By nearly every estimate, the Green New Deal environmental plan pushed by Democratic socialist Rep. Alexandria Ocasio-Cortez would carry a hefty price tag — one study put the cost at $51 trillion, another at $93 trillion.
But that’s chump change compared with a new study.
The state of Pennsylvania, for example, would need to spend $2 quadrillion to upgrade residential, commercial and industrial buildings as mandated in the GND, and Florida would need to pony up $1.4 quadrillion, according to the study, released jointly by the Competitive Enterprise Institute (CEI) and Power the Future on Tuesday.
“The Green New Deal is a radical blueprint to de-carbonize the American economy by refashioning how we grow food, move people and goods, source and distribute electricity, and build the structures where we live, work, and play. Our analysis shows that, if implemented, the Green New Deal would cost for American households at least tens of thousands of dollars annually on a permanent basis,” CEI President and CEO Kent Lassman said in a statement.
“Perhaps that’s why exactly zero Senate Democrats, including the resolution’s 12 co-sponsors, voted for the Green New Deal when they had the chance.”
Some other massive price tags include $352.8 trillion for New Mexico, $533.4 trillion for Alaska and New Hampshire at $102.8 trillion.
To put the astronomical numbers in perspective, the United States national debt is $22,022,795,612,652. A quadrillion is equal to a thousand trillion, or a 1 followed by 15 zeroes.
The study also found that average Americans would be forced to pay tens of thousands of dollars. “Each household in five model states – Alaska, Florida, New Hampshire, New Mexico, and Pennsylvania – will be on the hook for more than $70,000 in increased costs for electricity, upgrading vehicles and housing, and shipping in just the first year under the Green New Deal,” the study said.
Under the GND plan, Ocasio-Cortez proposes eliminating all fossil-fuel-powered electricity. That would shutter all coal and natural gas power plants across the United States, costing hundred of thousands of jobs. The plan also calls for getting rid of all gas-powered cars — in 10 years.
What’s more, the plan sets out a guarantee for every American to have a job, pledging to “provide all members of our society, across all regions and all communities, the opportunity, training and education to be a full and equal participant in the transition, including through a job guarantee program to assure a living wage job to every person who wants one.”

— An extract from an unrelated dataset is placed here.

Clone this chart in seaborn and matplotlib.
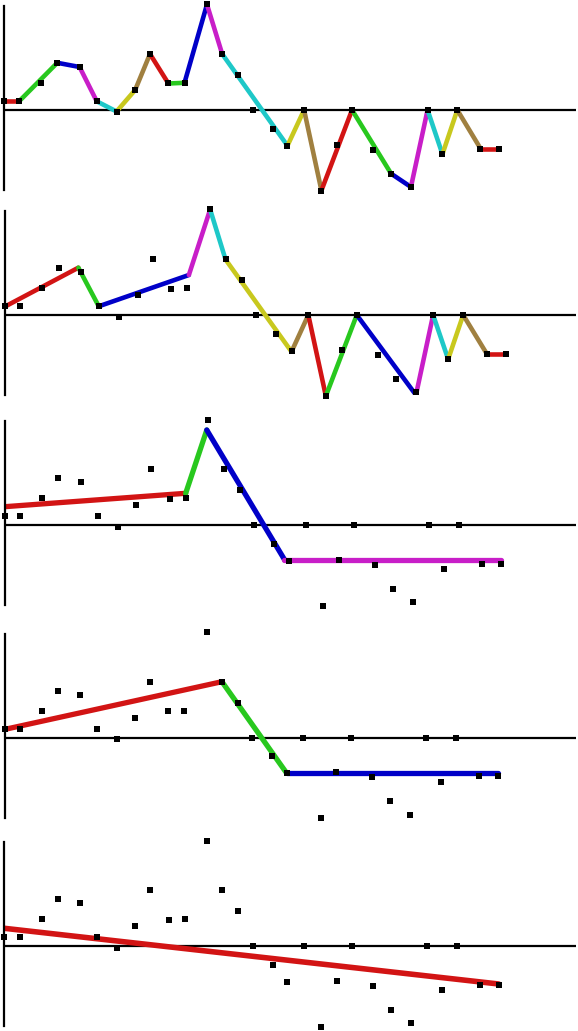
import numpy as np
import pandas as pd
import matplotlib
matplotlib.use("Agg")
import matplotlib.pyplot as plt
import seaborn as sns

# dados originais (tempo irregular)
t = [0, 0.87, 2.11, 3.03, 4.29, 5.26, 6.38, 7.43, 8.27, 9.31, 10.22, 11.49,
     12.35, 13.25, 14.07, 15.2, 16.04, 16.98, 17.96, 18.85, 19.69, 20.88,
     21.9, 23.02, 23.96, 24.8, 25.64, 26.95, 28.02]
y = [0.87, 0.87, 2.72, 4.72, 4.3, 0.87, -0.15, 2.0, 5.6, 2.65, 2.72, 10.55,
     5.6, 3.48, 0, -1.85, -3.57, 0, -8.05, -3.45, 0, -3.95, -6.37, -7.7, 0,
     -4.42, 0, -3.85, -3.85]

# nivel 1: quebras nos proprios pontos
p1_idx = [0, 1, 3, 4, 5, 6, 7, 8, 9, 10, 11, 12, 16, 17, 18, 20, 22, 23, 24,
          25, 26, 27, 28]

# niveis seguintes: quebras (t, y)
p2_t = [0, 4.12, 5.26, 10.3, 11.49, 12.35, 16.04, 16.98, 17.96, 19.69, 23.0,
        23.96, 24.8, 25.64, 26.95, 28.02]
p2_y = [0.83, 4.73, 0.87, 4.0, 10.55, 5.55, -3.67, 0, -8.1, 0, -8.0, 0,
        -4.42, 0, -3.85, -3.85]
p3_t = [0, 10.21, 11.4, 15.78, 28.02]
p3_y = [1.83, 3.17, 9.5, -3.45, -3.45]
p4_t = [0, 12.35, 16.04, 28.02]
p4_y = [0.83, 5.6, -3.57, -3.57]
p5_t = [0, 28.02]
p5_y = [1.77, -3.8]

cores = ["#d21414", "#28c81e", "#0000c8", "#c81ec8", "#1ec8c8", "#c8c81e",
         "#a08040"]

paineis = [
    ([t[i] for i in p1_idx], [y[i] for i in p1_idx]),
    (p2_t, p2_y),
    (p3_t, p3_y),
    (p4_t, p4_y),
    (p5_t, p5_y),
]

# layout em pixels (figura 578x1031)
W, H = 578, 1031
zeros_px = [110, 315, 525, 737.7, 946]
esq_px = [3.7, 4.7, 4.7, 4.7, 4.4]
xmax = [32.35, 31.95, 32.23, 32.48, 32.4]
espessura = [3.3, 3.3, 3.8, 3.8, 4.0]
ymin, ymax = -8.0, 10.4
px_por_unidade = 10

sns.set_style("white")
fig = plt.figure(figsize=(W / 100, H / 100), dpi=100)

for k, (bt, by) in enumerate(paineis):
    topo = zeros_px[k] - ymax * px_por_unidade
    altura = (ymax - ymin) * px_por_unidade
    ax = fig.add_axes([esq_px[k] / W, 1 - (topo + altura) / H,
                       (576 - esq_px[k]) / W, altura / H])

    linhas = []
    for s in range(len(bt) - 1):
        linhas.append({"seg": str(s), "t": bt[s], "y": by[s]})
        linhas.append({"seg": str(s), "t": bt[s + 1], "y": by[s + 1]})
    df = pd.DataFrame(linhas)
    pal = {str(s): cores[s % len(cores)] for s in range(len(bt) - 1)}

    ax.axhline(0, color="black", lw=1.6, zorder=1)
    sns.lineplot(data=df, x="t", y="y", hue="seg", palette=pal, sort=False,
                 estimator=None, legend=False, lw=espessura[k], ax=ax,
                 zorder=2, solid_capstyle="round")
    sns.scatterplot(x=t, y=y, marker="s", color="black", s=16, linewidth=0,
                    ax=ax, zorder=3, clip_on=False)

    ax.set_xlim(0, xmax[k])
    ax.set_ylim(ymin, ymax)
    ax.set_xticks([])
    ax.set_yticks([])
    ax.set_xlabel("")
    ax.set_ylabel("")
    for lado in ["top", "right", "bottom"]:
        ax.spines[lado].set_visible(False)
    ax.spines["left"].set_linewidth(1.6)
    ax.spines["left"].set_color("black")
    ax.patch.set_alpha(0)

fig.savefig("out.png", dpi=100)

According to the Green New Deal, the program also plans to “mitigate deeply entrenched racial, regional and gender-based inequalities in income and wealth (including, without limitation, ensuring that federal and other investment will be equitably distributed to historically impoverished, low income, deindustrialized or other marginalized communities in such a way that builds wealth and ownership at the community level).”
And the draft plan says paying for the massive program “shall be accomplished by the federal government, using a combination of the Federal Reserve, a new public bank or system of regional and specialized public banks, public venture funds and such other vehicles or structures that the select committee deems appropriate.”
A study co-authored by the former director of the nonpartisan Congressional Budget Office found that the cost for the first decade would be $93 trillion.
But the authors of the latest study warned that they may have underestimated the staggering cost.
“Most provisions of the GND are so broad and open-ended that the list of potential programs necessary to implement the program is limited by the capacity of legislators to imagine a new government program,” Lassman and co-author Daniel Turner wrote. “Therefore, it is impossible to calculate the whole or maximum cost of the GND.”